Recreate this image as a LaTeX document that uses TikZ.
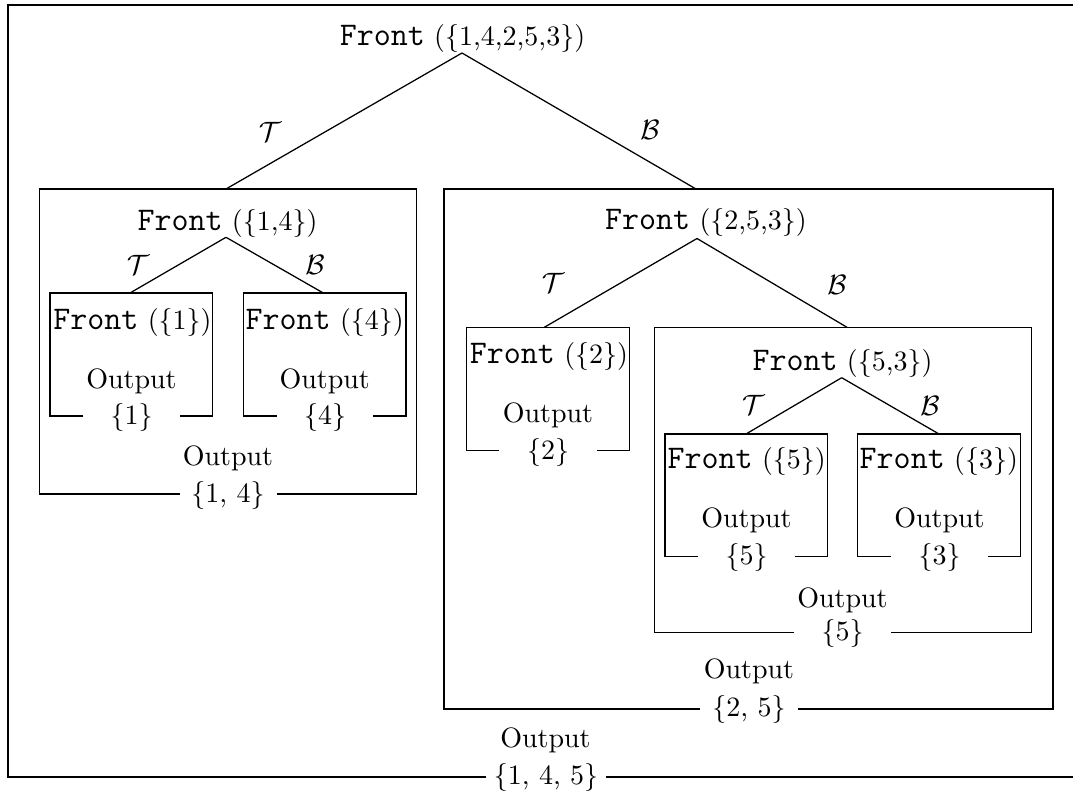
\documentclass[tikz,border=0pt]{standalone}
\newcommand\fronttt{\fontsize{11.8pt}{14pt}\selectfont\ttfamily}
\newcommand\frontlbl[1]{{\fronttt Front} (\{#1\})}
% a box whose bottom edge leaves a gap for its output set
\newcommand\outbox[6]{\draw (#5,#4) -- (#1,#4) -- (#1,#2) -- (#3,#2) -- (#3,#4) -- (#6,#4);}
\begin{document}
\begin{tikzpicture}[x=0.35714pt,y=-0.35714pt,
  every path/.style={line width=0.45pt},
  txt/.style={inner sep=0pt, font=\normalsize},
  branch/.style={inner sep=0pt, font=\normalsize},
  edge/.style={line width=0.45pt}]
\useasboundingbox (0,0) rectangle (1073,793);

% ---- boxes ----
\outbox{8}{5}{1083}{777}{486}{606}
\outbox{39.3}{189}{416.7}{494}{180}{276.7}
\outbox{50}{293}{212.7}{416}{83.3}{180}
\outbox{243.3}{293}{406}{416}{276.7}{373.3}
\outbox{444}{189}{1053}{709}{700}{798.3}
\outbox{466.6}{327.5}{629.5}{450.7}{498.5}{597}
\outbox{654.7}{327.3}{1031.7}{632.7}{794}{890.7}
\outbox{665}{434}{827.7}{556.7}{698.3}{795}
\outbox{857.7}{434}{1020.7}{556.7}{890.7}{988.3}

% ---- calls ----
\node[txt] (f0)   at (462.5,38)   {\frontlbl{1,4,2,5,3}};
\node[txt] (f1)   at (227.5,223)  {\frontlbl{1,4}};
\node[txt] (f11)  at (132.5,322)  {\frontlbl{1}};
\node[txt] (f12)  at (324.7,322)  {\frontlbl{4}};
\node[txt] (f2)   at (706,222)    {\frontlbl{2,5,3}};
\node[txt] (f21)  at (549,356)    {\frontlbl{2}};
\node[txt] (f22)  at (842.5,363.3){\frontlbl{5,3}};
\node[txt] (f221) at (746.7,461.7){\frontlbl{5}};
\node[txt] (f222) at (938.8,461.7){\frontlbl{3}};

% ---- branch points and box tops ----
\coordinate (a0)  at (462,53);
\coordinate (a1)  at (226,237.3);
\coordinate (a2)  at (697,238.5);
\coordinate (a22) at (841.7,377.7);
\coordinate (t1)   at (226,189);
\coordinate (t2)   at (696,189);
\coordinate (t11)  at (130,293);
\coordinate (t12)  at (323.3,293);
\coordinate (t21)  at (544,327.5);
\coordinate (t22)  at (847,327.3);
\coordinate (t221) at (746,434);
\coordinate (t222) at (939,434);

\draw[edge] (a0) -- (t1);
\draw[edge] (a0) -- (t2);
\draw[edge] (a1) -- (t11);
\draw[edge] (a1) -- (t12);
\draw[edge] (a2) -- (t21);
\draw[edge] (a2) -- (t22);
\draw[edge] (a22) -- (t221);
\draw[edge] (a22) -- (t222);

% ---- branch labels ----
\node[branch] (lt0)  at (270,132) {$\mathcal{T}$};
\node[branch] (lb0)  at (650,130) {$\mathcal{B}$};
\node[branch] (lt1)  at (138,265) {$\mathcal{T}$};
\node[branch] (lb1)  at (315,265) {$\mathcal{B}$};
\node[branch] (lt2)  at (553,283) {$\mathcal{T}$};
\node[branch] (lb2)  at (837,285) {$\mathcal{B}$};
\node[branch] (lt22) at (753.3,405) {$\mathcal{T}$};
\node[branch] (lb22) at (930,406) {$\mathcal{B}$};

% ---- outputs ----
\node[txt] (o0)   at (545.5,740)  {Output};
\node[txt] (s0)   at (546,777.5)  {\{1, 4, 5\}};
\node[txt] (o1)   at (228,458)    {Output};
\node[txt] (s1)   at (228,495)    {\{1, 4\}};
\node[txt] (o11)  at (131.5,381.7){Output};
\node[txt] (s11)  at (131.5,417)  {\{1\}};
\node[txt] (o12)  at (324.7,381.7){Output};
\node[txt] (s12)  at (325,417)    {\{4\}};
\node[txt] (o2)   at (749,671.7)  {Output};
\node[txt] (s2)   at (749,709.5)  {\{2, 5\}};
\node[txt] (o21)  at (548,415.7)  {Output};
\node[txt] (s21)  at (548,452)    {\{2\}};
\node[txt] (o22)  at (842.5,600)  {Output};
\node[txt] (s22)  at (842.5,633.5){\{5\}};
\node[txt] (o221) at (746.5,520)  {Output};
\node[txt] (s221) at (746.5,557.5){\{5\}};
\node[txt] (o222) at (939.5,520)  {Output};
\node[txt] (s222) at (939.5,557.5){\{3\}};
\end{tikzpicture}
\end{document}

Short exercise
Please set down each line of the data above exactly as written, without the pictures.

Written solution
Recreate this image as a LaTeX document that uses TikZ.
\documentclass[tikz,border=0pt]{standalone}
\newcommand\fronttt{\fontsize{11.8pt}{14pt}\selectfont\ttfamily}
\newcommand\frontlbl[1]{{\fronttt Front} (\{#1\})}
% a box whose bottom edge leaves a gap for its output set
\newcommand\outbox[6]{\draw (#5,#4) -- (#1,#4) -- (#1,#2) -- (#3,#2) -- (#3,#4) -- (#6,#4);}
\begin{document}
\begin{tikzpicture}[x=0.35714pt,y=-0.35714pt,
  every path/.style={line width=0.45pt},
  txt/.style={inner sep=0pt, font=\normalsize},
  branch/.style={inner sep=0pt, font=\normalsize},
  edge/.style={line width=0.45pt}]
\useasboundingbox (0,0) rectangle (1073,793);

% ---- boxes ----
\outbox{8}{5}{1083}{777}{486}{606}
\outbox{39.3}{189}{416.7}{494}{180}{276.7}
\outbox{50}{293}{212.7}{416}{83.3}{180}
\outbox{243.3}{293}{406}{416}{276.7}{373.3}
\outbox{444}{189}{1053}{709}{700}{798.3}
\outbox{466.6}{327.5}{629.5}{450.7}{498.5}{597}
\outbox{654.7}{327.3}{1031.7}{632.7}{794}{890.7}
\outbox{665}{434}{827.7}{556.7}{698.3}{795}
\outbox{857.7}{434}{1020.7}{556.7}{890.7}{988.3}

% ---- calls ----
\node[txt] (f0)   at (462.5,38)   {\frontlbl{1,4,2,5,3}};
\node[txt] (f1)   at (227.5,223)  {\frontlbl{1,4}};
\node[txt] (f11)  at (132.5,322)  {\frontlbl{1}};
\node[txt] (f12)  at (324.7,322)  {\frontlbl{4}};
\node[txt] (f2)   at (706,222)    {\frontlbl{2,5,3}};
\node[txt] (f21)  at (549,356)    {\frontlbl{2}};
\node[txt] (f22)  at (842.5,363.3){\frontlbl{5,3}};
\node[txt] (f221) at (746.7,461.7){\frontlbl{5}};
\node[txt] (f222) at (938.8,461.7){\frontlbl{3}};

% ---- branch points and box tops ----
\coordinate (a0)  at (462,53);
\coordinate (a1)  at (226,237.3);
\coordinate (a2)  at (697,238.5);
\coordinate (a22) at (841.7,377.7);
\coordinate (t1)   at (226,189);
\coordinate (t2)   at (696,189);
\coordinate (t11)  at (130,293);
\coordinate (t12)  at (323.3,293);
\coordinate (t21)  at (544,327.5);
\coordinate (t22)  at (847,327.3);
\coordinate (t221) at (746,434);
\coordinate (t222) at (939,434);

\draw[edge] (a0) -- (t1);
\draw[edge] (a0) -- (t2);
\draw[edge] (a1) -- (t11);
\draw[edge] (a1) -- (t12);
\draw[edge] (a2) -- (t21);
\draw[edge] (a2) -- (t22);
\draw[edge] (a22) -- (t221);
\draw[edge] (a22) -- (t222);

% ---- branch labels ----
\node[branch] (lt0)  at (270,132) {$\mathcal{T}$};
\node[branch] (lb0)  at (650,130) {$\mathcal{B}$};
\node[branch] (lt1)  at (138,265) {$\mathcal{T}$};
\node[branch] (lb1)  at (315,265) {$\mathcal{B}$};
\node[branch] (lt2)  at (553,283) {$\mathcal{T}$};
\node[branch] (lb2)  at (837,285) {$\mathcal{B}$};
\node[branch] (lt22) at (753.3,405) {$\mathcal{T}$};
\node[branch] (lb22) at (930,406) {$\mathcal{B}$};

% ---- outputs ----
\node[txt] (o0)   at (545.5,740)  {Output};
\node[txt] (s0)   at (546,777.5)  {\{1, 4, 5\}};
\node[txt] (o1)   at (228,458)    {Output};
\node[txt] (s1)   at (228,495)    {\{1, 4\}};
\node[txt] (o11)  at (131.5,381.7){Output};
\node[txt] (s11)  at (131.5,417)  {\{1\}};
\node[txt] (o12)  at (324.7,381.7){Output};
\node[txt] (s12)  at (325,417)    {\{4\}};
\node[txt] (o2)   at (749,671.7)  {Output};
\node[txt] (s2)   at (749,709.5)  {\{2, 5\}};
\node[txt] (o21)  at (548,415.7)  {Output};
\node[txt] (s21)  at (548,452)    {\{2\}};
\node[txt] (o22)  at (842.5,600)  {Output};
\node[txt] (s22)  at (842.5,633.5){\{5\}};
\node[txt] (o221) at (746.5,520)  {Output};
\node[txt] (s221) at (746.5,557.5){\{5\}};
\node[txt] (o222) at (939.5,520)  {Output};
\node[txt] (s222) at (939.5,557.5){\{3\}};
\end{tikzpicture}
\end{document}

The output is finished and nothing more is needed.